WRITTEN TASK :: Copy exactly, please, the lines of the data from its start through the line containing "60, 80, 100];".

COLLECTED MATERIAL ::
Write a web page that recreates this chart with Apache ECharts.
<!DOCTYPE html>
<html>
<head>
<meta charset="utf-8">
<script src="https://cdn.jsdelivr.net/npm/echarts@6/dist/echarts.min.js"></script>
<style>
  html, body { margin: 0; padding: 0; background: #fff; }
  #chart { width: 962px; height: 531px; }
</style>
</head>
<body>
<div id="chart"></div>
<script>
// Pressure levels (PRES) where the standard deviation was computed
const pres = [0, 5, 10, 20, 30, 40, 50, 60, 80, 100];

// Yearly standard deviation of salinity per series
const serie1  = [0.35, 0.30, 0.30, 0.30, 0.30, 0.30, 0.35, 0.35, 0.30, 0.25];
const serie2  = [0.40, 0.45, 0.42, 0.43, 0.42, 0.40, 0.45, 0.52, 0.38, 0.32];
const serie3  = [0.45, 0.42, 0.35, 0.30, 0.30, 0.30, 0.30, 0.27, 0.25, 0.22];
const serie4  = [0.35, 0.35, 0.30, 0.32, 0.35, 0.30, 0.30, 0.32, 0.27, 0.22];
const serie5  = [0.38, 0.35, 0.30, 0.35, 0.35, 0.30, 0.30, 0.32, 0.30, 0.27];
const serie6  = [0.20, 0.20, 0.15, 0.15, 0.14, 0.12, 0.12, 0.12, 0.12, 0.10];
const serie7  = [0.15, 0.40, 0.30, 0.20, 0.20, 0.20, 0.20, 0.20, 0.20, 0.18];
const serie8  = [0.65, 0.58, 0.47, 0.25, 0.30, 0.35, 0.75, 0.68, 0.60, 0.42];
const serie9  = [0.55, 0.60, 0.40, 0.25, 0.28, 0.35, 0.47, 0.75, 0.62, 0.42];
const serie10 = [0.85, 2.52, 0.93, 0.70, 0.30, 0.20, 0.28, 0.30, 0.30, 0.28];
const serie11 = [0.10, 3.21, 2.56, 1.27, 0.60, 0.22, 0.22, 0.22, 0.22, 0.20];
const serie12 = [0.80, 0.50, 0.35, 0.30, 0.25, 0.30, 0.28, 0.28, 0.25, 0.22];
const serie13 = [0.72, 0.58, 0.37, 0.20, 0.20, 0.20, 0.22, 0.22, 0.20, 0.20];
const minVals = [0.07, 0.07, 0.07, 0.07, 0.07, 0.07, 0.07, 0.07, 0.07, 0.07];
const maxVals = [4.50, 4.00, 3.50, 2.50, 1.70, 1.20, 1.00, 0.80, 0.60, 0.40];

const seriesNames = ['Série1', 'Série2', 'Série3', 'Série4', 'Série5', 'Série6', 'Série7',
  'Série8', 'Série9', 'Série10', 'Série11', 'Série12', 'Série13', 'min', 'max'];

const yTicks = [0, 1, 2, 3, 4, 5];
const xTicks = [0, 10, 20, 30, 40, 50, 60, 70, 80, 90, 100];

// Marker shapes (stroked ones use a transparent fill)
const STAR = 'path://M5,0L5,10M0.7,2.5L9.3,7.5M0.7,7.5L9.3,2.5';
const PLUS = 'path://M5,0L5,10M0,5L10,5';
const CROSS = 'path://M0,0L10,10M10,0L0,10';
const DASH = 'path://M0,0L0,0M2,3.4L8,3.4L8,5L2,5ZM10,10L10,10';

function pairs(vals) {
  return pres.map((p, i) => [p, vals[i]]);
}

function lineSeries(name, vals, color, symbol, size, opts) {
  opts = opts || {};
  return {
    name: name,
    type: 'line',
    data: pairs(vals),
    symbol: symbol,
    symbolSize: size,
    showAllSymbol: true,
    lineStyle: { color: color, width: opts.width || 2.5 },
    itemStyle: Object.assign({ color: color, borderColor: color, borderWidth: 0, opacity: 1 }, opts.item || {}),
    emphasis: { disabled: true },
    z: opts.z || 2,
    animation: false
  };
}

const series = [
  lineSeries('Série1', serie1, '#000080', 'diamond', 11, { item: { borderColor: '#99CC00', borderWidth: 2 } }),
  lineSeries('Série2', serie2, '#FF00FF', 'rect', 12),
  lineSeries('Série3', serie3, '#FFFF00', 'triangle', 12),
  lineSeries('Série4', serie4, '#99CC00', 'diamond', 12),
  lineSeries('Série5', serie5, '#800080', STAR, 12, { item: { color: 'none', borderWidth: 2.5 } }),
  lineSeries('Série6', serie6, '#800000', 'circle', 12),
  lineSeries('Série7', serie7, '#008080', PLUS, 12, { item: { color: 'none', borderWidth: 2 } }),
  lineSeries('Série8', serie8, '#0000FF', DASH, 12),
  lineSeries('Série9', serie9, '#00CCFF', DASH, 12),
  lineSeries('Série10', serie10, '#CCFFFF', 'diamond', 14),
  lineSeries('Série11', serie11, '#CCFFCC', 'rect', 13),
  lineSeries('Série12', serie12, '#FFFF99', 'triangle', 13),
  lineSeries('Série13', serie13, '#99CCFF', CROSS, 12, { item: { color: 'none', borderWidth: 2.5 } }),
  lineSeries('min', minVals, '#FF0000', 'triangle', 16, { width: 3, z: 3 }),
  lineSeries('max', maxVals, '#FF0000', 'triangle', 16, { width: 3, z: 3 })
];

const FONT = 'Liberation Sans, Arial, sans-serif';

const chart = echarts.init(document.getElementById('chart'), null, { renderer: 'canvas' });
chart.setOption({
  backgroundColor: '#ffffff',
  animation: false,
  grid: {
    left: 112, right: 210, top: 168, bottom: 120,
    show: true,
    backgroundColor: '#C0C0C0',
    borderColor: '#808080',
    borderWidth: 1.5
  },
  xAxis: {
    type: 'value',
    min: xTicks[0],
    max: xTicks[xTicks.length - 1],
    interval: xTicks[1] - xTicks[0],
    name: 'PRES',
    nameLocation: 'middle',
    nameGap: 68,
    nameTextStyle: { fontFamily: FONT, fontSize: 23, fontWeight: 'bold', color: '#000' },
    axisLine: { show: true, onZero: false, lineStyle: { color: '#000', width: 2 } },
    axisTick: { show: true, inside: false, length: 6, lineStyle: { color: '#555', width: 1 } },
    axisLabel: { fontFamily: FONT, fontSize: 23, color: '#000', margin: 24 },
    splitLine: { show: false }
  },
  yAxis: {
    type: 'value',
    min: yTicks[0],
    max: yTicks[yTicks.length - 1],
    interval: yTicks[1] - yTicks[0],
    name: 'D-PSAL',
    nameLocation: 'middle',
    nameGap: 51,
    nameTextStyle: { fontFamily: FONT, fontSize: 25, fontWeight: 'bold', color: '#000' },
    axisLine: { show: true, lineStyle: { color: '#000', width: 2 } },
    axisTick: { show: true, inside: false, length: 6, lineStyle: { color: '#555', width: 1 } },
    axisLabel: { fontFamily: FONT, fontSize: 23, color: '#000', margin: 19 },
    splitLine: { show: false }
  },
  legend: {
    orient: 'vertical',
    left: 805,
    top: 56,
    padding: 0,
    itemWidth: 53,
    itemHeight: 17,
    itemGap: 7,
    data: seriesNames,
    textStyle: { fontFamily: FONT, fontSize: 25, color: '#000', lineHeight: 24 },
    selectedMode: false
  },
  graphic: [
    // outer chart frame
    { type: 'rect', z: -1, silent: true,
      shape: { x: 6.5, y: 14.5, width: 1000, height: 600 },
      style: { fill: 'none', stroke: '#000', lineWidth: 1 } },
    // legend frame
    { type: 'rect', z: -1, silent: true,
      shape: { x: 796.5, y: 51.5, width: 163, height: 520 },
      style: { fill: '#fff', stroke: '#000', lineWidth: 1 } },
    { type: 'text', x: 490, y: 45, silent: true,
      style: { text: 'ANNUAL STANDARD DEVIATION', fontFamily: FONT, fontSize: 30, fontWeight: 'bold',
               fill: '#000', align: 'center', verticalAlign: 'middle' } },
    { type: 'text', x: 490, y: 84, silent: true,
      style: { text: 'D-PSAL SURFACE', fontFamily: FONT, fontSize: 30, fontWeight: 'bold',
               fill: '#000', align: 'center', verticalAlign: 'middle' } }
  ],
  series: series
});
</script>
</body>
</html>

SOLUTION TO THIS PROBLEM ::
Write a web page that recreates this chart with Apache ECharts.
<!DOCTYPE html>
<html>
<head>
<meta charset="utf-8">
<script src="https://cdn.jsdelivr.net/npm/echarts@6/dist/echarts.min.js"></script>
<style>
  html, body { margin: 0; padding: 0; background: #fff; }
  #chart { width: 962px; height: 531px; }
</style>
</head>
<body>
<div id="chart"></div>
<script>
// Pressure levels (PRES) where the standard deviation was computed
const pres = [0, 5, 10, 20, 30, 40, 50, 60, 80, 100];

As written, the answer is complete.